Construire un feu

Oui, Jack London est un grand écrivain
De
Jack London
Traduction : Christine Le Boeuf
Mise en scène
Marc Lainé
Avec
Alexsandre Pavloff, Pierre Louis-Calixte, Nâzim Boudjenah
Notre recommandation
4/5

Infos & réservation

Studio-Théâtre de la Comédie-Française
99 rue de Rivoli: Galerie du Carrousel du Louvre
75001
Paris
144581515
Jusqu'au 21 octobre, à 18h30

Thème

Au Klondike, dans le grand nord, un homme marche dans la neige pour retrouver ses compagnons passés par une autre route. C’est son premier voyage. Il est seul, démuni, à la merci d’un froid intense et meurtrier. Il est à la merci du feu, dont il ignore qu’il peut en perdre la maîtrise, dans ces conditions extrêmes. Une magnifique réflexion sur la condition humaine.

Points forts

1 – Pari audacieux mais réussi de faire vivre un vaste espace de neige, de sapin, de ciel sans soleil, sur une si petite surface. Marc Lainé le réussit pourtant, avec l’aide d’écrans et de caméras qui fonctionnent en direct, en filmant des maquettes de paysages, et aussi le visage du voyageur, très bien incarné par Nâzim Boudgenah, lequel marche et court (sur place) dans la neige.

2 – Un chien le suit, personnalisé par Alexandre Pavloff, avec ses longs cheveux, ses pieds nus dans la neige, habillé en jean. Sa démarche souple, évoque bien ce chien, qui instinctivement suit cet homme qu’il croit maître du feu, et dont sa mémoire héréditaire sait qu’il peut l’aider à le protéger lui aussi de ce froid extrême.

3 – Magnifique évocation de la fragilité de l’être humain qui a perdu le contact réel avec la nature et qui ne sait pas se servir de cet instinct primitif qui sauvera l’animal.
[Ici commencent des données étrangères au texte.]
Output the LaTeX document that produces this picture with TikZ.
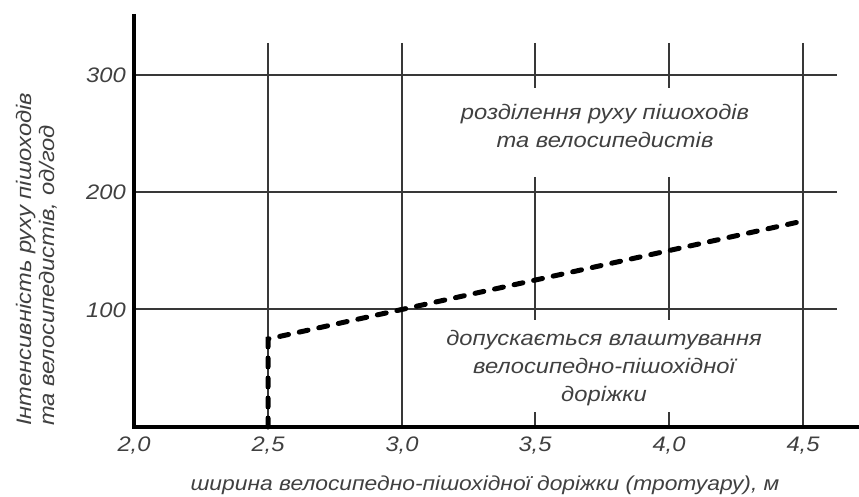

Le chien, à la fin, repartira en quête d’autres humains capables de lui construire un feu protecteur.

4 – Pierre Louis-Calixte, toujours excellent, est le narrateur du texte de Jack London, qui prend des dimensions métaphysiques.  Le voyageur ne parle pas, sauf à l’extrême fin, lorsqu’il reconnaît et admet son erreur d’être ainsi parti, seul, sans suivre le conseil des anciens. On voit en gros plan son visage miné par l’effort puis par la panique qui le gagne. Sa fin est émouvante, car on sent alors qu’il s’incline face à l’inéluctable avec une sorte de grandeur.

5 - Tout ceci pourrait paraître  très technique et peu théâtral. En réalité, la force réside dans le pouvoir évocateur du texte magnifique et de ses interprètes. Si j’osais,  je dirais que l’on croit ressentir le froid.

Quelques réserves

Je n’en ai pas vu.

Encore un mot...

Un spectacle extrêmement original, qui donne l’envie de se replonger dans les romans de Jack London (excellente traduction de Christine Le Bœuf). La dimension métaphysique transcende cette narration, particulièrement évocatrice de la faiblesse humaine face à la nature. Un spectacle qui fait réfléchir.

Une phrase

« En commençant avec prudence, petitement, il obtint bientôt un brasier ronflant devant lequel il fit fondre la glace de son visage et sous la protection duquel il mangea ses biscuits. Pour le moment, le froid de l’espace était vaincu. Satisfait du feu, le chien s’était étendu assez près pour profiter de sa chaleur, assez loin pour éviter d’avoir le poil roussi. »

L'auteur

Jack London est né en 1876 en Californie, état pionnier alors en pleine industrialisation. 

La ruée vers l’or au Klondike en 1897 fait de lui le spécialiste du froid. Il décrit avec talent dans ses  recueils de nouvelles, puis ses romans célèbres, « L’appel sauvage », « Croc blanc », l’observation de ces hommes si particuliers, indiens, prospecteurs ou trappeurs, dans leur cheminement souvent tragique et toujours douloureux face à l’adversité de la nature. Il devient un écrivain célèbre. Il sera aussi, un temps, correspondant de guerre en Corée et au Mexique.Puis, il décide de faire le tour du monde sur un bateau très moderne, le Snark, où il écrit « Martin Eden ». Il revient en Californie vivre dans un ranch  qui lui inspire des romans comme « La vallée de la lune » ou « La petite dame dans la grande maison » (véritable  hommage à son épouse). Malade et alcoolique, il meurt jeune et en pleine gloire, en 1916. La génération du baby-boom a découvert ses œuvres dans la « Bibliothèque verte ». Il mérite grandement d’être relu à l’âge adulte. "Martin Eden", par exemple, est, à mon sens, un chef d'oeuvre.